British physician (1858–1885)

Frances Helen Prideaux MB BS (1858 – 29 November 1885) was a physician and "one of the most distinguished students" of the London School of Medicine for Women. Her academic and professional success caused changes in the stance of influential people who had been opposed to women in medicine.

==Early life==
Prideaux was educated at Queen's College, London, as well as receiving private tuition.

== Career ==
In 1877, Prideaux was signatory to a letter addressed to the Chancellor and Senate of the University of London expressing thanks for steps taken and urging more to be done to grant medical degrees to women.

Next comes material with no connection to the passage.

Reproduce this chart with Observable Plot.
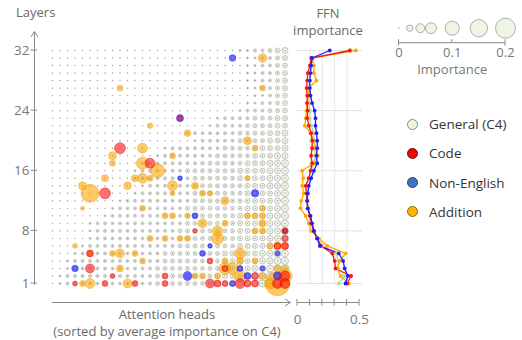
<!DOCTYPE html>
<html><head><meta charset="utf-8">
<script src="https://cdn.jsdelivr.net/npm/d3@7"></script>
<script src="https://cdn.jsdelivr.net/npm/@observablehq/plot@0.6"></script>
<style>
body{margin:0;background:#fff;font-family:"Open Sans",sans-serif;}
#wrap{position:relative;width:522px;height:340px;overflow:hidden;background:#fff}
#wrap svg{position:absolute;left:0;top:0}
.leg{position:absolute;left:407px;font:13.5px "Open Sans",sans-serif;color:#333;display:flex;align-items:center;height:20px}
.leg span.c{display:inline-block;width:11px;height:11px;border-radius:50%;margin-right:11px;box-sizing:border-box}
</style></head><body><div id="wrap"></div>
<script>
// ---------- data ----------
const layerTicks = [1, 8, 16, 24, 32];
const layers = [1,2,3,4,5,6,7,8,9,10,11,12,13,14,15,16,17,18,19,20,21,22,23,24,25,26,27,28,29,30,31,32];
// General (C4) head importance, level digit per head (32 heads), rows from layer 32 down to layer 1
const c4Levels = [0, 0.0005, 0.002, 0.0045, 0.008, 0.0125, 0.018, 0.0245, 0.032, 0.0405];
const c4Rows = [
"00000000 00000000 00000000 02233456", //32
"00000000 00000000 00000000 00223345", //31
"00000000 00000000 00000000 00223345", //30
"00000000 00000000 00000000 00223345", //29
"00000000 00000000 00000000 00223345", //28
"00000000 00000000 00000000 00223345", //27
"00000000 00000000 00000000 00022345", //26
"00000000 00000000 00000000 00223345", //25
"00000000 00000000 00000000 02333445", //24
"00000000 00000000 00000023 33344455", //23
"00000000 00000000 00000233 33444455", //22
"00000000 00000000 00233333 34444556", //21
"00000000 00000000 00023333 34444556", //20
"00000000 00000002 33333334 44445556", //19
"00000000 00000023 33333344 44455566", //18
"00000000 00002333 33334444 44555667", //17
"00000000 00023333 33444444 45555667", //16
"00000000 00023333 33344444 45555667", //15
"00000000 00002333 33344444 44555667", //14
"00000000 00023333 33344444 44555567", //13
"00000000 02333333 33344444 44555567", //12
"00000000 23333333 33444444 44555567", //11
"00000002 33333333 33444444 45555667", //10
"00000233 33333333 33444444 45555667", //9
"00000233 33333333 34444444 45555667", //8
"00000233 33333333 34444444 45555667", //7
"00002333 33333333 34444444 45555667", //6
"00023333 33333334 44444445 55556677", //5
"00233333 33333334 44444445 55556677", //4
"00233333 33333344 44444445 55566778", //3
"02333333 33333344 44444455 55566778", //2
"02333333 33333344 44444455 55667788"  //1
];
// [head, layer, importance]
const additionCells = [
[28,31,0.037],[9,27,0.018],[28,27,0.018],[13,22,0.015],[18,21,0.022],[26,20,0.032],
[27,19,0.018],[12,19,0.05],[8,18,0.032],[16,18,0.018],[8,17,0.018],[12,17,0.072],
[14,16,0.1],[7,15,0.025],[11,15,0.025],[12,15,0.05],[13,15,0.018],[26,15,0.012],
[4,14,0.032],[10,14,0.028],[16,14,0.05],[19,14,0.025],[5,13,0.16],[16,13,0.012],
[20,13,0.018],[21,13,0.015],[23,12,0.032],[4,11,0.008],[12,11,0.018],[28,11,0.018],
[15,10,0.018],[16,10,0.018],[18,10,0.015],[26,10,0.018],[27,10,0.018],[28,10,0.018],
[20,9,0.04],[23,9,0.018],[28,9,0.027],[22,8,0.05],[27,8,0.018],[28,8,0.018],[31,8,0.018],
[22,7,0.072],[13,7,0.018],[15,7,0.018],[17,7,0.018],[18,7,0.018],
[3,6,0.012],[29,6,0.018],[30,6,0.025],[31,6,0.02],
[25,5,0.06],[5,5,0.018],[8,5,0.018],[9,5,0.04],[11,5,0.018],
[12,4,0.018],[23,4,0.018],[25,4,0.025],[27,4,0.018],
[9,3,0.025],[23,3,0.072],[24,3,0.072],[30,3,0.02],[31,3,0.018],
[19,2,0.018],[20,2,0.018],[22,2,0.018],[25,2,0.072],[28,2,0.025],[31,2,0.1],
[4,1,0.018],[5,1,0.05],[10,1,0.04],[29,1,0.06],[30,1,0.3]
];
const nonEnglishCells = [
[24,31,0.022],[17,23,0.025],[17,15,0.012],[27,13,0.028],[19,10,0.018],[31,8,0.01],
[21,6,0.0106],[20,5,0.018],[30,5,0.0125],[3,3,0.022],[25,3,0.018],[28,3,0.0125],
[18,2,0.04],[26,2,0.025],[30,2,0.032],[24,1,0.018]
];
const codeCells = [
[17,23,0.012],[9,19,0.06],[13,17,0.05],[7,13,0.06],[19,8,0.011],[31,8,0.018],[31,7,0.018],
[30,6,0.025],[31,6,0.025],[5,5,0.025],[21,4,0.018],[5,3,0.04],[23,3,0.02],
[8,2,0.0125],[15,2,0.018],[27,2,0.025],[31,2,0.05],
[3,1,0.0125],[7,1,0.018],[11,1,0.018],[15,1,0.018],[21,1,0.04],[22,1,0.025],[23,1,0.018],
[25,1,0.05],[26,1,0.025],[27,1,0.025],[30,1,0.05],[31,1,0.05]
];
// FFN importance per layer (layer 1 .. 32)
const ffnC4 = [0.333,0.38,0.33,0.33,0.31,0.2,0.16,0.13,0.11,0.1,0.08,0.075,0.075,0.075,0.09,0.11,0.135,0.14,0.135,0.135,0.13,0.11,0.1,0.1,0.095,0.095,0.09,0.1,0.1,0.11,0.115,0.43];
const ffnCode = [0.40,0.433,0.306,0.30,0.28,0.19,0.159,0.132,0.11,0.099,0.083,0.078,0.073,0.065,0.091,0.105,0.118,0.11,0.118,0.118,0.11,0.091,0.078,0.083,0.078,0.078,0.073,0.078,0.083,0.10,0.11,0.422];
const ffnNonEnglish = [0.387,0.406,0.38,0.368,0.333,0.18,0.159,0.132,0.118,0.105,0.083,0.078,0.083,0.091,0.11,0.132,0.159,0.153,0.159,0.159,0.153,0.145,0.145,0.138,0.118,0.105,0.099,0.099,0.105,0.11,0.118,0.26];
const ffnAddition = [0.414,0.347,0.32,0.341,0.387,0.24,0.172,0.11,0.091,0.065,0.024,0.03,0.051,0.038,0.046,0.038,0.132,0.164,0.145,0.132,0.105,0.059,0.067,0.073,0.073,0.091,0.091,0.153,0.132,0.132,0.118,0.47];
const ffnTicks = [0, 0.1, 0.2, 0.3, 0.4, 0.5];
const ffnTickLabels = [0, 0.5];
const ffnGridValues = [0.1, 0.2, 0.3, 0.4];
const sizeLegendValues = [0, 0.02, 0.04, 0.06, 0.1, 0.15, 0.2];
const sizeTicks = [0, 0.1, 0.2];
const seriesNames = ["General (C4)", "Code", "Non-English", "Addition"];
const lineColors = ["#b9dd9a", "#ff1414", "#1d1dff", "#ffa800"];

// ---------- build tables ----------
const c4Cells = [];
c4Rows.forEach((row, i) => {
  const layer = 32 - i;
  row.replace(/ /g, "").split("").forEach((d, h) => c4Cells.push({head: h, layer, v: c4Levels[+d]}));
});
const ffnSeries = [ffnC4, ffnCode, ffnNonEnglish, ffnAddition];
const ffnOrder = [0, 3, 1, 2];
const ffnData = [];
ffnOrder.forEach(si => layers.forEach((L, i) => ffnData.push({series: seriesNames[si], layer: L, v: ffnSeries[si][i]})));

const W = 522, H = 340;
const font = {fontFamily: "'Open Sans', sans-serif", fontSize: "13px", color: "#777", background: "transparent", overflow: "visible"};
const rScale = {type: "sqrt", domain: [0, 0.2], range: [0, 10]};
const yScale = {domain: [1, 32], range: [283, 50], label: null};
const cellXY = {x: d => d[0], y: d => d[1], r: d => d[2]};

// ---------- main grid ----------
const grid = Plot.plot({
  width: W, height: H, marginLeft: 35, marginRight: 230, marginTop: 32, marginBottom: 37,
  x: {domain: [0, 31], range: [52, 284.5], axis: null},
  y: yScale, r: rScale, style: font,
  marks: [
    Plot.axisY(layerTicks, {anchor: "left", tickSize: 0, tickPadding: 6, fontSize: 13.5, fill: "#777"}),
    Plot.dot(c4Cells.filter(d => d.v > 0), {x: "head", y: "layer", r: "v", fill: "#eef6e3", stroke: "#a8a8a8", strokeWidth: 0.65}),
    Plot.dot(additionCells, {...cellXY, fill: "#ffa600", fillOpacity: 0.6, stroke: "#e89a00", strokeOpacity: 0.6, strokeWidth: 0.7}),
    Plot.dot(nonEnglishCells, {...cellXY, fill: "#1515ff", fillOpacity: 0.65, stroke: "#1515ff", strokeOpacity: 0.6, strokeWidth: 0.7}),
    Plot.dot(codeCells, {...cellXY, fill: "#ff0a0a", fillOpacity: 0.58, stroke: "#e00000", strokeOpacity: 0.6, strokeWidth: 0.7}),
    Plot.dot(c4Cells, {x: "head", y: "layer", r: 0.7, fill: "#9a9a9a"})
  ]
});

// ---------- FFN panel ----------
const ffn = Plot.plot({
  width: W, height: H, marginLeft: 297, marginRight: 163, marginTop: 50, marginBottom: 37,
  x: {domain: [0, 0.5], range: [297, 359], label: null},
  y: {...yScale, axis: null},
  color: {domain: seriesNames, range: lineColors},
  style: font,
  marks: [
    Plot.ruleY(layerTicks, {y: d => d, x1: 0, x2: 0.525, stroke: "#e0e0e0"}),
    Plot.ruleX(ffnGridValues, {x: d => d, y1: 1, y2: 32, stroke: "#e6e6e6"}),
    Plot.line(ffnData, {x: "v", y: "layer", z: "series", stroke: "series", strokeWidth: 1.3}),
    Plot.dot(ffnData, {x: "v", y: "layer", fill: "series", r: 1.9}),
    Plot.axisX(ffnTickLabels, {anchor: "bottom", tickSize: 0, tickPadding: 11, fontSize: 13.5, fill: "#777", tickFormat: d => String(d)})
  ]
});

// ---------- size legend ----------
const sizeLeg = Plot.plot({
  width: W, height: H, marginLeft: 398.5, marginRight: 17, marginTop: 12.7, marginBottom: 297.3,
  x: {domain: [0, 0.2], range: [398.5, 505], label: null},
  r: rScale, style: font,
  marks: [
    Plot.dot(sizeLegendValues, {x: d => d, r: d => d, fill: "#eef6e3", stroke: "#9c9c9c", strokeWidth: 0.8}),
    Plot.dot([0], {x: d => d, r: 0.75, fill: "#999"}),
    Plot.axisX(sizeTicks, {anchor: "bottom", tickSize: 0, tickPadding: 5, fontSize: 13, fill: "#777", tickFormat: d => String(d)}),
    Plot.text(["Importance"], {frameAnchor: "bottom", dy: 31, text: d => d, fontSize: 13, fill: "#777"})
  ]
});

const wrap = document.getElementById("wrap");
[grid, ffn, sizeLeg].forEach(s => wrap.appendChild(s));

// ---------- axis lines, arrows, titles (positioned from the scales) ----------
const gy = grid.scale("y"), gx = grid.scale("x"), fx = ffn.scale("x"), sx = sizeLeg.scale("x");
const deco = d3.select(grid).append("g").attr("fill", "none").attr("stroke", "#8a8a8a").attr("stroke-width", 1);
const axX = 34.5;
deco.append("line").attr("x1", axX).attr("x2", axX).attr("y1", gy.apply(1) + 2).attr("y2", 32);
deco.append("polyline").attr("points", `${axX-3.5},37 ${axX},31.5 ${axX+3.5},37`);
layerTicks.forEach(t => deco.append("line").attr("x1", axX - 4).attr("x2", axX + 2.5).attr("y1", gy.apply(t)).attr("y2", gy.apply(t)));
const baseY = 302.5;
deco.append("line").attr("x1", gx.apply(0)).attr("x2", 290).attr("y1", baseY).attr("y2", baseY);
deco.append("polyline").attr("points", `285,${baseY-3.5} 290.5,${baseY} 285,${baseY+3.5}`);
// FFN axis
deco.append("line").attr("x1", fx.apply(0)).attr("x2", fx.apply(0.5)).attr("y1", baseY).attr("y2", baseY);
ffnTicks.forEach(t => deco.append("line").attr("x1", fx.apply(t)).attr("x2", fx.apply(t)).attr("y1", baseY - 3.5).attr("y2", baseY + 3));
// size legend axis
const sy = 42.7;
deco.append("line").attr("x1", sx.apply(0)).attr("x2", sx.apply(0.2)).attr("y1", sy).attr("y2", sy);
sizeTicks.forEach(t => deco.append("line").attr("x1", sx.apply(t)).attr("x2", sx.apply(t)).attr("y1", sy - 3.5).attr("y2", t === 0.1 ? sy : sy + 3));

const txt = d3.select(grid).append("g").attr("fill", "#6a6a6a").attr("text-anchor", "start").style("font-family", "'Open Sans', sans-serif").style("font-size", "13px");
txt.append("text").attr("x", 16).attr("y", 17).attr("text-anchor", "start").text("Layers");
txt.append("text").attr("x", 328).attr("y", 18).attr("text-anchor", "middle").text("FFN");
txt.append("text").attr("x", 328).attr("y", 35).attr("text-anchor", "middle").text("importance");
txt.append("text").attr("x", 167).attr("y", 319).attr("text-anchor", "middle").text("Attention heads");
txt.append("text").attr("x", 167).attr("y", 336).attr("text-anchor", "middle").text("(sorted by average importance on C4)");

// ---------- color legend ----------
const legFill = ["#eef6e3", "#ff0000", "#3d72c4", "#ffb400"];
const legStroke = ["#8a8a8a", "#5a1a1a", "#2a3f66", "#8a6a20"];
const legTop = [124, 153, 182.5, 211.5];
seriesNames.forEach((n, i) => {
  const d = document.createElement("div");
  d.className = "leg";
  d.style.top = (legTop[i] - 10) + "px";
  d.innerHTML = `<span class="c" style="background:${legFill[i]};border:1px solid ${legStroke[i]}"></span>${n}`;
  wrap.appendChild(d);
});
</script>
</body></html>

One year later, she passed the General Examination for Women (equivalent to matriculation) from the university.

Prideaux obtained both BS and MB degrees with honours from the London School of Medicine for Women in 1884. She won the gold medal and an exhibition from the University of London for being first in the class in anatomy.

Prideaux worked as a demonstrator of physiology and anatomy at the London School of Medicine for Women. She worked at Bethlem Hospital and the Elizabeth Garrett Anderson Hospital.

In 1885, Prideaux applied for a job as house surgeon at the Paddington Green Children's Hospital. Applications were open to women and men candidates. When Prideaux was selected for the job in November 1885, she became the first woman to be appointed to a London hospital who had been chosen over male applicants.

== Death and legacy ==
Four weeks after her appointment, Prideaux died from diphtheria, likely contracted from one of her patients. Before her death, she had been given a tracheotomy and then a laryngotomy and had helped with her own treatment. She had refused to let loved ones be at her side during her treatment and death to protect them from also becoming ill.

Prideaux's death was publicly mourned. Her death was reported in the British Medical Journal, which linked her death with that of Robert Lawson, house surgeon at St Thomas, as an example of the dangers inherent in the profession.

A memorial fund was created in Prideaux's name, administered by Henrietta Stanley, Baroness Stanley of Alderley and Elizabeth Garrett Anderson. Sir William Gull was an early and notable contributor to the fund. Gull had been against the idea of women becoming doctors, but described Prideaux's achievements as "vindicat[ing] the right of women to take the highest position in a difficult and intellectual profession."

Sophia Jex-Blake wrote of Prideaux's achievements alongside those of Mary Scharlieb, who gained a gold medal in obstetrics in 1882, and quoted Gull's speech at the memorial scholarship meeting.

In 2004, an oil painting of Prideaux from 1886 was recorded as being held at the Royal Free Hospital.